The benefits of reading may actually be lost with e-books or kindles, says Hurley. “With online reading you can’t let yourself get lost in what you’re doing in a deep way”. Baroness Greenfield agrees. “When you have words on a printed page you’re turning the pages, you’re touching them. You can go at your own pace. There’s a sense of permanence, none of which is the case with screen-based reading.”
Through literature, you have a vicarious way of seeing how different people in different cultures and eras see the world
Thankfully, according to the UAE Reading Habits Survey, 72 per cent read printed books, despite a move to digitisation, with nearly 50 per cent of readers spending between Dh400-1,000 on physical books annually, and 81 per cent purchasing books online.
The most recommended children’s books in the study were global bestsellers, the Harry Potter series by J.K. Rowling, and the much-loved fantastical Roald Dahl anthology. These are the kind of vivid classics that have the power to resonate with any child, in any era, says Hurley. While over 51 per cent of parents in the UAE feel their children read enough, there is never a limit or a rule for how you access stories, he says, indicating that it is neither written books or graphic, pictorial novels that influence human development, but the power of both spoken and written narrative and all its colourful characters and themes that change our thinking in unpredictable ways.

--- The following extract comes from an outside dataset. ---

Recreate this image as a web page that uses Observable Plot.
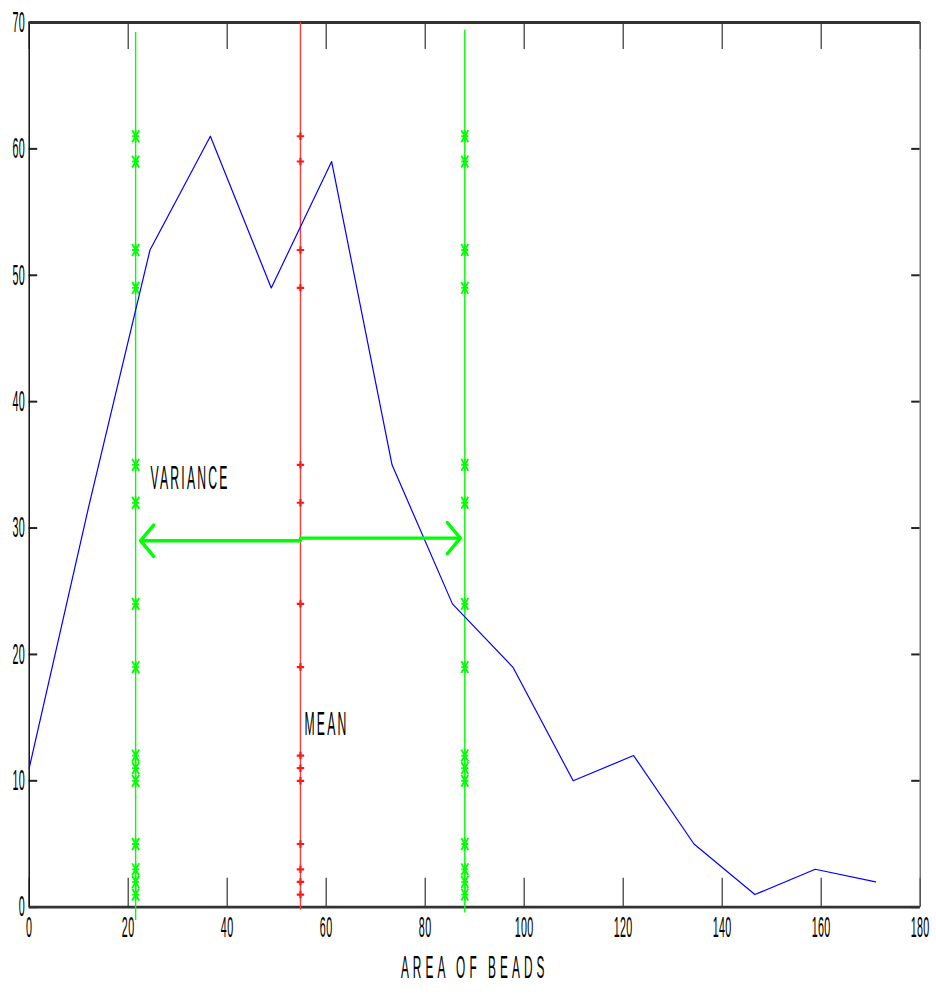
<!DOCTYPE html>
<html>
<head>
<meta charset="utf-8">
<script src="https://cdn.jsdelivr.net/npm/d3@7"></script>
<script src="https://cdn.jsdelivr.net/npm/@observablehq/plot@0.6"></script>
<style>
  html, body { margin: 0; padding: 0; background: #fff; }
</style>
</head>
<body>
<script>
// ---- data ----
const xVals = [0, 12.2, 24.4, 36.6, 48.9, 61.1, 73.3, 85.5, 97.7, 109.9, 122.1, 134.3, 146.6, 158.8, 171.0];
const yVals = [11, 32, 52, 61, 49, 59, 35, 24, 19, 10, 12, 5, 1, 3, 2];

const meanX = 54.8;
const lowerX = 21.5;   // mean - spread
const upperX = 88.0;   // mean + spread

const vLineX      = [lowerX, meanX, upperX];
const vLineTop    = [69.2, 70, 69.4];
const vLineBottom = [-1.05, -0.25, -0.45];
const vLineColor  = ["#00ff00", "#ff3b3b", "#00ff00"];

const arrowFrom = [meanX, meanX];
const arrowTo   = [22.5, 87.1];
const arrowY    = [29.0, 29.2];

const xTicks = [0, 20, 40, 60, 80, 100, 120, 140, 160, 180];
const yTicks = [0, 10, 20, 30, 40, 50, 60, 70];

const annotLabels = ["VARIANCE", "MEAN"];
const annotX = [24.5, 55.6];
const annotY = [33.9, 14.5];

const xLabel = "AREA OF BEADS";

// ---- layout ----
const W = 936, H = 999;
const mL = 28.7, mR = 16.3, mT = 22, mB = 92.3;
const plotW = W - mL - mR, plotH = H - mT - mB;

// MATLAB-like markers (stretched vertically, like the reference)
const starSym = {
  draw(c, size) {
    const r = Math.sqrt(size / Math.PI);
    const w = r * 0.8, h = r * 1.35;
    c.moveTo(-w, 0); c.lineTo(w, 0);
    c.moveTo(0, -h); c.lineTo(0, h);
    c.moveTo(-w, -h); c.lineTo(w, h);
    c.moveTo(-w, h); c.lineTo(w, -h);
  }
};
const plusSym = {
  draw(c, size) {
    const r = Math.sqrt(size / Math.PI);
    c.moveTo(-r, 0); c.lineTo(r, 0);
    c.moveTo(0, -r); c.lineTo(0, r);
  }
};

const greenMarks = [lowerX, upperX].flatMap(x => yVals.map(y => ({x, y})));
const redMarks = yVals.map(y => ({x: meanX, y}));
const vLines = vLineX.map((x, i) => ({x, y1: vLineBottom[i], y2: vLineTop[i], c: vLineColor[i]}));
const arrows = arrowFrom.map((x1, i) => ({x1, x2: arrowTo[i], y: arrowY[i]}));
const annots = annotLabels.map((t, i) => ({t, x: annotX[i], y: annotY[i]}));

const svg = Plot.plot({
  width: W, height: H,
  marginLeft: mL, marginRight: mR, marginTop: mT, marginBottom: mB,
  style: {background: "white", fontFamily: "'Liberation Sans', Arial, sans-serif", color: "black"},
  x: {domain: [0, 180], axis: null},
  y: {domain: [0, 70], axis: null},
  marks: [
    // inward ticks (MATLAB style)
    Plot.tickX(xTicks, {x: d => d, insetTop: plotH - 29, stroke: "#333", strokeWidth: 1.2}),
    Plot.tickX(xTicks, {x: d => d, insetBottom: plotH - 27, stroke: "#333", strokeWidth: 1.2}),
    Plot.tickY(yTicks, {y: d => d, insetRight: plotW - 8.5, stroke: "#222", strokeWidth: 2}),
    Plot.tickY(yTicks, {y: d => d, insetLeft: plotW - 8.5, stroke: "#222", strokeWidth: 2}),
    // box
    Plot.ruleX([0], {stroke: "#111", strokeWidth: 1.5}),
    Plot.ruleX([180], {stroke: "#555", strokeWidth: 1.2}),
    Plot.ruleY([0, 70], {stroke: "#333", strokeWidth: 2.8}),
    // vertical reference lines
    Plot.ruleX(vLines, {x: "x", y1: "y1", y2: "y2", stroke: "c", strokeWidth: 1.4}),
    Plot.dot(greenMarks, {x: "x", y: "y", symbol: starSym, r: 4.4, stroke: "#00ff00", strokeWidth: 1.8}),
    Plot.dot(redMarks, {x: "x", y: "y", symbol: plusSym, r: 3.7, stroke: "#ff1a1a", strokeWidth: 2.2}),
    // data line
    Plot.line(yVals, {x: xVals, y: yVals, stroke: "#0000ff", strokeWidth: 1.2}),
    // double arrow
    Plot.arrow(arrows, {x1: "x1", x2: "x2", y1: "y", y2: "y", stroke: "#00ff00", strokeWidth: 3.4, headLength: 9, headAngle: 100}),
    // annotations
    Plot.text(annots, {x: "x", y: "y", text: "t", textAnchor: "start", fontSize: 33, fill: "black"}),
    // tick labels
    Plot.text(xTicks, {x: d => d, frameAnchor: "bottom", dy: 30, text: d => String(d), fontSize: 29, fill: "black"}),
    Plot.text(yTicks, {y: d => d, frameAnchor: "left", dx: -4, textAnchor: "end", text: d => String(d), fontSize: 29, fill: "black"}),
    // axis label
    Plot.text([xLabel], {frameAnchor: "bottom", dy: 71, text: d => d, fontSize: 32, fill: "black"})
  ]
});

// Condense all text horizontally, like the narrow raster font of the original
const SX = 0.37;
svg.querySelectorAll("text").forEach(t => {
  const content = t.textContent;
  let ls = 1;
  if (content === xLabel) ls = 11;
  else if (annotLabels.includes(content)) ls = 6;
  t.style.letterSpacing = ls + "px";
  let tr = t.getAttribute("transform") || "";
  const xa = t.getAttribute("x");
  if (xa !== null && !isNaN(+xa)) {
    tr += ` translate(${+xa},0)`;
    t.removeAttribute("x");
  }
  t.setAttribute("transform", `${tr} scale(${SX},1)`);
});

document.body.appendChild(svg);
</script>
</body>
</html>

“My daughter happens to be one of those kids who will sit on her phone all day – we have to pull it away from her,” he says. “But we started reading her Harry Potter when she was very young, and now she demands that I read to her every night, even though she’s nine. I know reading is going to be part of her life.
“Beyond any doubt, reading is a major part of education. It’s not just about making people smarter.” A literary education is at the very core of our being. The man who disliked literature as a young boy repeats again, “I can’t imagine being me without having read all that I’ve read.”